Information provided:
________________________

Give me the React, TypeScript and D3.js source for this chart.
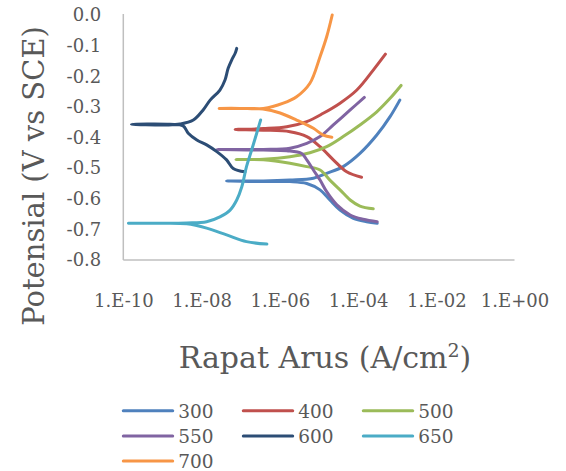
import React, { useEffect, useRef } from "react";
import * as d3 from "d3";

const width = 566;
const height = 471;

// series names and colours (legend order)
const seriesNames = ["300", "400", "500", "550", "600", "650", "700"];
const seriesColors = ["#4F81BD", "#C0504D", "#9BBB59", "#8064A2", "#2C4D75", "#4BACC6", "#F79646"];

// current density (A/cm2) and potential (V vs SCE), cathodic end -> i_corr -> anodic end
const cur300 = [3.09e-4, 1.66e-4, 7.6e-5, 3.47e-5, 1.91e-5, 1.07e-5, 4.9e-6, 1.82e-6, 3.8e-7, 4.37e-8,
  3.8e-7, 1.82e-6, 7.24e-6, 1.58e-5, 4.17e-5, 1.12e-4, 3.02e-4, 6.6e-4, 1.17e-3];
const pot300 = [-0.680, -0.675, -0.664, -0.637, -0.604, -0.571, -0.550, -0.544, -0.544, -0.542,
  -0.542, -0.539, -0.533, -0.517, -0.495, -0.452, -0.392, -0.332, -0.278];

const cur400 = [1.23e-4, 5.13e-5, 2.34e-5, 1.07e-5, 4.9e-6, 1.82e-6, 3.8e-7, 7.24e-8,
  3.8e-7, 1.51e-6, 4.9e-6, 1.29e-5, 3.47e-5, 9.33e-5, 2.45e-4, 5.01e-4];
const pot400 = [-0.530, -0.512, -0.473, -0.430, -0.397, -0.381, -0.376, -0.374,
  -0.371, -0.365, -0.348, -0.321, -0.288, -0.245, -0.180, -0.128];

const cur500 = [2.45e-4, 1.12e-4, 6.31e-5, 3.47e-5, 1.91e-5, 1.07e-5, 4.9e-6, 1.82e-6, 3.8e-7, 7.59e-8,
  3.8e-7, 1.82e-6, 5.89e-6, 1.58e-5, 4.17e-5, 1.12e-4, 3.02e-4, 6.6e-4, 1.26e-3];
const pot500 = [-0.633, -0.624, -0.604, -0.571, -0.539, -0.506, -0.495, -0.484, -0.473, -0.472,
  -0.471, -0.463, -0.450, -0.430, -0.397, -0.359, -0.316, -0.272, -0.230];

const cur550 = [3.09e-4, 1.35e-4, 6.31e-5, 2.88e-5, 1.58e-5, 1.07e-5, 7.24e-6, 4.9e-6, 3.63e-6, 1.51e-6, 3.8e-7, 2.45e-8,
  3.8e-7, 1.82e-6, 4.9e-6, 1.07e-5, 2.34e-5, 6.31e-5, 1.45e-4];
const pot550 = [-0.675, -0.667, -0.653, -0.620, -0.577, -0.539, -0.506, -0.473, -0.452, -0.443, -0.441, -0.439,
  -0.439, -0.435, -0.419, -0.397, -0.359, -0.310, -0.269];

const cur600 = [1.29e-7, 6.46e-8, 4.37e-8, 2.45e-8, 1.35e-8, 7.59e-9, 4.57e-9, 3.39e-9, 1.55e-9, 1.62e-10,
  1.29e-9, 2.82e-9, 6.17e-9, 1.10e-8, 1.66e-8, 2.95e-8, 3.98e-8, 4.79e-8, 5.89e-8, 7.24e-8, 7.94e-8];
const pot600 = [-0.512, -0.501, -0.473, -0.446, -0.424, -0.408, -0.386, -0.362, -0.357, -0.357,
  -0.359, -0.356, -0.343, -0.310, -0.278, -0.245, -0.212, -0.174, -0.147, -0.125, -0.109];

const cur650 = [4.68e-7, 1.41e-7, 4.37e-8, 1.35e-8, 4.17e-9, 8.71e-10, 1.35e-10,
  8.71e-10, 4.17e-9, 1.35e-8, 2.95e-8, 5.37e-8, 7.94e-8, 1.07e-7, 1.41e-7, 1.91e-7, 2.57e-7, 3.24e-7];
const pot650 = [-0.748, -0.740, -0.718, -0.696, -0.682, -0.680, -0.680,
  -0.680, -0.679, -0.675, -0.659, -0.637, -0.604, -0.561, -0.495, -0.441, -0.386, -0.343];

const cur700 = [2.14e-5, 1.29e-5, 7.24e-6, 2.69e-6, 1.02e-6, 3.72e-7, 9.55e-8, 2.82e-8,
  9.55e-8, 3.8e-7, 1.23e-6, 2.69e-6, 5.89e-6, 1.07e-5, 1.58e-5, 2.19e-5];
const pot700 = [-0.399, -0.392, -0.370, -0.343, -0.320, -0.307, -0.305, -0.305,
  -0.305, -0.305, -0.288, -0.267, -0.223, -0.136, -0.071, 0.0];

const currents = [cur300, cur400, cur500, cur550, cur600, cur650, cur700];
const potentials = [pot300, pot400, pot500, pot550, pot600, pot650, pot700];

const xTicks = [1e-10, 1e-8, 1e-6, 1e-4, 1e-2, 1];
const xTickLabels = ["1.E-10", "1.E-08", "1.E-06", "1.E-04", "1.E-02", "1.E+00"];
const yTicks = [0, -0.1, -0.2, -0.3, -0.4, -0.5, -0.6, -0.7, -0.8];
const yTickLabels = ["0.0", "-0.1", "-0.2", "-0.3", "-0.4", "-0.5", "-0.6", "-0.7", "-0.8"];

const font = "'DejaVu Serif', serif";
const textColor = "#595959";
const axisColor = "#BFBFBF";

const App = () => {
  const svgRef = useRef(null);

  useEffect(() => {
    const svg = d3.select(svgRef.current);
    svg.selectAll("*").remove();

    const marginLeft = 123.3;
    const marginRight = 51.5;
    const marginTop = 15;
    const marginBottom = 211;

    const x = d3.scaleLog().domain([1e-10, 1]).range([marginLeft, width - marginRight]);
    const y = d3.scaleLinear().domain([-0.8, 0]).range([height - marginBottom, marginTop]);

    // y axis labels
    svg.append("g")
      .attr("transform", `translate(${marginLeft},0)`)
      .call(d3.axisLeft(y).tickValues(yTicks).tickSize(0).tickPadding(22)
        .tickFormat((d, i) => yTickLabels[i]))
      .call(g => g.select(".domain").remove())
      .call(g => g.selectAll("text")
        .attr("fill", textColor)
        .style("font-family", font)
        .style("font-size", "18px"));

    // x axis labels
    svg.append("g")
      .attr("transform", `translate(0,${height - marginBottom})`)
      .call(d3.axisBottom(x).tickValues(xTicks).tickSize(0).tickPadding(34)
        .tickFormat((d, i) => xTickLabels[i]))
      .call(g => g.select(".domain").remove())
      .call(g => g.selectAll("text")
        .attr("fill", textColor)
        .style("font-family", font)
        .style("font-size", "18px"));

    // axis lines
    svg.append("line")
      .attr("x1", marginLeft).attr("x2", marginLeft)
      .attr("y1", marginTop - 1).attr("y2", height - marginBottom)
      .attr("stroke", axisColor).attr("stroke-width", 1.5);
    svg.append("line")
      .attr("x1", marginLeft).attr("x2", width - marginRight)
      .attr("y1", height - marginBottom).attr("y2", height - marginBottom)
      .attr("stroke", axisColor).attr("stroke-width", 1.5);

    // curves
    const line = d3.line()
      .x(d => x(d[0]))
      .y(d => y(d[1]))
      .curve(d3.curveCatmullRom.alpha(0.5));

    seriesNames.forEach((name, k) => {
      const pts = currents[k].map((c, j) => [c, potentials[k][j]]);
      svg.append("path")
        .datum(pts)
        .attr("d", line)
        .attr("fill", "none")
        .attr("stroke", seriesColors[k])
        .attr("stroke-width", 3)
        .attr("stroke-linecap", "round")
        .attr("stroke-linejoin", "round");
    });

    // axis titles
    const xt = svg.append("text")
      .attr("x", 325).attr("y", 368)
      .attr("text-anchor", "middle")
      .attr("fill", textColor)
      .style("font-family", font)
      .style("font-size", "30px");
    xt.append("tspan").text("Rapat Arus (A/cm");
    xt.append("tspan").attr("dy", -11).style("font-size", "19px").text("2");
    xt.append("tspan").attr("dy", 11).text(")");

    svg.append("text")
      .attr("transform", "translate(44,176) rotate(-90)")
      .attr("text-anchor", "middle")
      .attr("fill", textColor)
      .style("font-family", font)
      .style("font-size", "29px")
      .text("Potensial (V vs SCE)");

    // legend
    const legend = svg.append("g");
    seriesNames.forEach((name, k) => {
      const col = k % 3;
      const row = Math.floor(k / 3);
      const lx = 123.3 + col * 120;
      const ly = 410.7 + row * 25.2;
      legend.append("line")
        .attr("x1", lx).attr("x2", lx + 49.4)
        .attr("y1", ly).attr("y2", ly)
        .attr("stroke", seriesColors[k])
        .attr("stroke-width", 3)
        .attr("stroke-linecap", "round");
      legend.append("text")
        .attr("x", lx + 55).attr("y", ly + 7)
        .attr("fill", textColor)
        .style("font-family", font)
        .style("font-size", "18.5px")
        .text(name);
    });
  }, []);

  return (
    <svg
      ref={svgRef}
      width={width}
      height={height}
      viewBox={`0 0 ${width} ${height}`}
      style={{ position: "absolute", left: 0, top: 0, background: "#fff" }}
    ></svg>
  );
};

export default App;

________________________

Pictures are excluded: retype only the lines from the beginning of the listing above through the line with "-0.439, -0.435, -0.419, -0.397, -0.359, -0.310, -0.269];", both included.

Answer to the problem:
Give me the React, TypeScript and D3.js source for this chart.
import React, { useEffect, useRef } from "react";
import * as d3 from "d3";

const width = 566;
const height = 471;

// series names and colours (legend order)
const seriesNames = ["300", "400", "500", "550", "600", "650", "700"];
const seriesColors = ["#4F81BD", "#C0504D", "#9BBB59", "#8064A2", "#2C4D75", "#4BACC6", "#F79646"];

// current density (A/cm2) and potential (V vs SCE), cathodic end -> i_corr -> anodic end
const cur300 = [3.09e-4, 1.66e-4, 7.6e-5, 3.47e-5, 1.91e-5, 1.07e-5, 4.9e-6, 1.82e-6, 3.8e-7, 4.37e-8,
  3.8e-7, 1.82e-6, 7.24e-6, 1.58e-5, 4.17e-5, 1.12e-4, 3.02e-4, 6.6e-4, 1.17e-3];
const pot300 = [-0.680, -0.675, -0.664, -0.637, -0.604, -0.571, -0.550, -0.544, -0.544, -0.542,
  -0.542, -0.539, -0.533, -0.517, -0.495, -0.452, -0.392, -0.332, -0.278];

const cur400 = [1.23e-4, 5.13e-5, 2.34e-5, 1.07e-5, 4.9e-6, 1.82e-6, 3.8e-7, 7.24e-8,
  3.8e-7, 1.51e-6, 4.9e-6, 1.29e-5, 3.47e-5, 9.33e-5, 2.45e-4, 5.01e-4];
const pot400 = [-0.530, -0.512, -0.473, -0.430, -0.397, -0.381, -0.376, -0.374,
  -0.371, -0.365, -0.348, -0.321, -0.288, -0.245, -0.180, -0.128];

const cur500 = [2.45e-4, 1.12e-4, 6.31e-5, 3.47e-5, 1.91e-5, 1.07e-5, 4.9e-6, 1.82e-6, 3.8e-7, 7.59e-8,
  3.8e-7, 1.82e-6, 5.89e-6, 1.58e-5, 4.17e-5, 1.12e-4, 3.02e-4, 6.6e-4, 1.26e-3];
const pot500 = [-0.633, -0.624, -0.604, -0.571, -0.539, -0.506, -0.495, -0.484, -0.473, -0.472,
  -0.471, -0.463, -0.450, -0.430, -0.397, -0.359, -0.316, -0.272, -0.230];

const cur550 = [3.09e-4, 1.35e-4, 6.31e-5, 2.88e-5, 1.58e-5, 1.07e-5, 7.24e-6, 4.9e-6, 3.63e-6, 1.51e-6, 3.8e-7, 2.45e-8,
  3.8e-7, 1.82e-6, 4.9e-6, 1.07e-5, 2.34e-5, 6.31e-5, 1.45e-4];
const pot550 = [-0.675, -0.667, -0.653, -0.620, -0.577, -0.539, -0.506, -0.473, -0.452, -0.443, -0.441, -0.439,
  -0.439, -0.435, -0.419, -0.397, -0.359, -0.310, -0.269];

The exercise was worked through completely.